Poderíamos reduzir tudo isso dizendo que fomos vitoriosos, não apenas  pelas nossas mãos, mas pelas mãos dos adversários pois conseguimos fazê-los sair das sua posições atrasadas e conservadoras para aceitar que o novo Brasil não se constrói com os dogmas do passado.  Mas não se pode negar também que tiveram a capacidade de, dessa forma, se credenciar perante a sociedade organizada, ainda que em nenhum momento tenham deixado de fazer uso da máquina estatal e de se pautar pela falta de escrúpulos com que conduzem e mantém o poder.
Mas é preciso ressaltar que ainda que o país não passe por um momento de grandes dificuldades econômicas,a situação não é confortável se vista na perspectiva do futuro.  A nossa indústria vem sofrendo um esvaziamento preocupante, que vem de anos, mas se agrava com as políticas do governo Lula/Dilma.  A nossa infraestrutura é cada vez mais deficiente para alavancar uma nova fase de desenvolvimento, a qualidade da educação no país avança muito lentamente, de forma insuficiente para atender a demanda de nosso desenvolvimento; a produtividade da nossa economia também cresce lentamente, aumentando o distanciamento em relação às nações mais desenvolvidas e mesmo às emergentes, e a desigualdade social continua a ser a nossa marca mais perversa.  Além disso, no campo institucional, pessoas e partidos assumiram o poder saqueando o estado em benefício pessoal, aprofundando as injustiças e esterilizando a capacidade de gestão do governo.
Ainda assim, com todos os aspectos citados que favoreceram o partido no poder, conseguimos mostrar – e fazer o povo perceber – os aspectos negativos das atitudes e políticas federais, e obtivemos nas últimas eleições 44% dos votos.  Tudo que foi exposto acima, além das dissonâncias internas do PSDB, se de um lado não tenha nos dado a vitória, do outro permitiu obter esse resultado expressivo. Mostramos força na expressão de nossas convicções e a campanha eleitoral foi feita nos limites das nossas possibilidades.
Falar à sociedade com força e veemência, como prega FHC, tudo o que se sente, inclusive a indignação pela corrupção e pela incompetência administrativa, é o que se fez e é o que se faz, combatendo um adversário que, ninguém se engane, é mais forte e mais consistente que os brucutus da ditadura.  A construção do discurso, a clareza da mensagem ( como era clara a mensagem quando combatemos a ditadura ou quando FHC venceu com a concretude do plano Real e o início de um processo de distribuição de renda que ainda continua )  deve mostrar que um mundo melhor é possível.

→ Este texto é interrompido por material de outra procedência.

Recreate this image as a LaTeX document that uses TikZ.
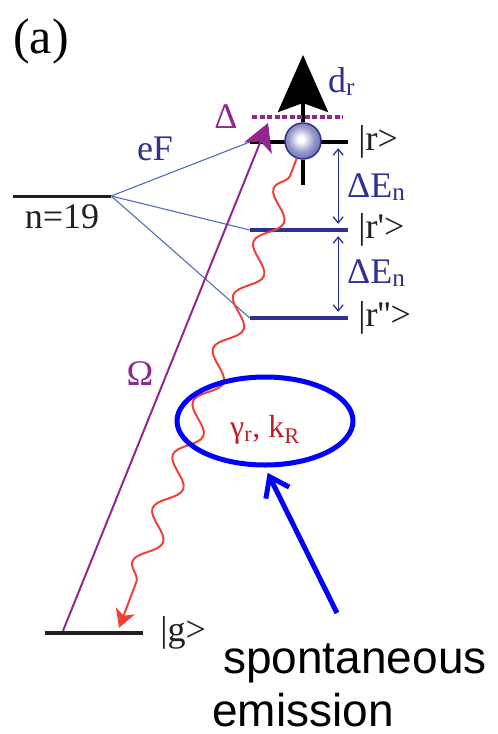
\documentclass[tikz,border=0pt]{standalone}
\usepackage{fontspec}
\setmainfont{Liberation Serif}
\setsansfont{Liberation Sans}
\usepackage{tikz}
\usetikzlibrary{arrows.meta, positioning, shapes.geometric, decorations.pathmorphing}
\definecolor{ketblue}{RGB}{46,49,146}
\definecolor{linkblue}{RGB}{80,110,185}
\definecolor{pumpviolet}{RGB}{146,39,143}
\definecolor{wavered}{RGB}{239,65,54}
\definecolor{ratered}{RGB}{190,30,45}
\definecolor{ketgray}{RGB}{35,31,32}
\pgfdeclareradialshading{atomglow}{\pgfpoint{-3bp}{3bp}}{color(0bp)=(white); color(4bp)=(white); color(18bp)=(ketblue!50); color(35bp)=(ketblue!85); color(50bp)=(ketblue); color(100bp)=(ketblue)}
\tikzstyle{levelbar} = [rectangle, inner sep=0pt, minimum width=98pt, minimum height=4pt]
\tikzstyle{ket}      = [inner sep=0pt, text=ketgray, font=\fontsize{36}{40}\selectfont]
\tikzstyle{link}     = [linkblue, line width=1.1pt]
\tikzstyle{split}    = [ketblue, line width=1.3pt, {Straight Barb[length=6pt,width=10pt]}-{Straight Barb[length=6pt,width=10pt]}, shorten <=4pt, shorten >=4pt]
\tikzstyle{pump}     = [pumpviolet, line width=2pt, -{Stealth[length=27pt,width=30pt,inset=7pt]}]
\tikzstyle{dipole}   = [black, line width=4pt, -{Stealth[length=57pt,width=50pt,inset=9pt]}]
\tikzstyle{stem}     = [black, line width=4pt]
\tikzstyle{detune}   = [pumpviolet, line width=3.5pt, dash pattern=on 5pt off 2.5pt]
\tikzstyle{wave}     = [wavered, line width=2pt, decorate, decoration={snake, segment length=57pt, amplitude=11pt, mirror, pre length=18pt, post length=30pt}, -{Stealth[length=18pt,width=20pt,inset=5pt]}]
\tikzstyle{pointer}  = [blue, line width=5pt, -{Straight Barb[length=18pt,width=26pt]}]
\tikzstyle{atom}     = [circle, minimum size=36pt, inner sep=0pt, draw=ketblue, line width=1.5pt, shading=atomglow]
\tikzstyle{rate}     = [inner sep=0pt, text=ratered, font=\fontsize{32}{36}\selectfont]

\begin{document}
\begin{tikzpicture}[x=1pt, y=-1pt]
\useasboundingbox (0,0) rectangle (498,734);

\node[inner sep=0pt, font=\fontsize{50}{56}\selectfont, anchor=base west] (panel) at (13,53) {(a)};

% levels
\node[levelbar, fill=ketgray, minimum height=3pt] (n19) at (62,196) {};
\node[levelbar, fill=black] (r)  at (299,142) {};
\node[levelbar, fill=ketblue] (r1) at (299,230) {};
\node[levelbar, fill=ketblue] (r2) at (299,318) {};
\node[levelbar, fill=ketgray] (g)  at (94,633) {};

\node[ket, below=7pt of n19] (n19lab) {n=19};
\node[ket, right=10pt of r]  (rlab)  {|r>};
\node[ket, right=10pt of r1] (r1lab) {|r\textquotesingle>};
\node[ket, right=10pt of r2] (r2lab) {|r\textquotesingle\textquotesingle>};
\node[ket, right=17pt of g]  (glab)  {|g>};

% Stark mixing
\node[ket, text=ketblue, anchor=base] (eF) at (155,160) {eF};
\draw[link] (n19.east) -- (r.west);
\draw[link] (n19.east) -- (r1.west);
\draw[link] (n19.east) -- (r2.west);

\draw[split] ([xshift=-10pt]r.south east) -- ([xshift=-10pt]r1.north east);
\draw[split] ([xshift=-10pt]r1.south east) -- ([xshift=-10pt]r2.north east);
\node[ket, text=ketblue, anchor=base west] (de1) at (347,197) {ΔE\textsubscript{n}};
\node[ket, text=ketblue, anchor=base west] (de2) at (347,283) {ΔE\textsubscript{n}};

% atom and dipole
\coordinate (dtip) at (303,55);
\coordinate (stub) at (303,185);
\node[atom] (atom) at (303,141) {};
\draw[dipole] (atom.north) -- (dtip);
\draw[stem] (atom.south) -- (stub);
\node[ket, text=ketblue, anchor=base west] (dr) at (328,92) {d\textsubscript{r}};

\coordinate (dl) at (252,117);
\coordinate (drr) at (343,117);
\draw[detune] (dl) -- (drr);
\node[ket, text=pumpviolet, anchor=base] (delta) at (226,128) {Δ};

% excitation
\coordinate (omtip) at (268,123);
\draw[pump] ([xshift=-31pt]g.north) -- (omtip);
\node[ket, text=pumpviolet, anchor=base] (omega) at (140,385) {Ω};

% decay
\draw[wave] (atom.250) -- ([xshift=25pt, yshift=3pt]g.north);

\node[ellipse, draw=blue, line width=5pt, minimum width=176pt, minimum height=88pt, inner sep=0pt] (emis) at (265,421) {};
\node[rate] (ratelab) at ([yshift=-9pt]emis.center) {γ\textsubscript{r}, k\textsubscript{R}};

\node[inner sep=0pt, anchor=base west, align=left, font=\sffamily\fontsize{46}{53}\selectfont] (note) at (212,726) {\hspace*{11pt}spontaneous\\emission};
\coordinate (tail) at (337,613);
\draw[pointer, shorten >=6pt] (tail) -- (emis.south);

\end{tikzpicture}
\end{document}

Não basta constatar, fazer um diagnóstico correto. É preciso construir, ir ao povo em todos os lugares e em todas as oportunidades, malhar, às vezes em ferro frio, até que a  sociedade se conscientize de que o que está aí não é o melhor que o Brasil pode almejar para o seu povo, que o país tem um potencial muito maior do que se mostra hoje, que podemos estar, não como o último do BRICs, nem como um dos últimos países emergentes em termos de desenvolvimento, mas como um dos que tem as condições necessárias e suficientes para liderar qualquer ranking, sem ter de ostentar as profundas diferenças sociais que subsistem em nosso país.   É isso o que queremos.  Isso só depende de nós e dos dirigentes que vamos escolher.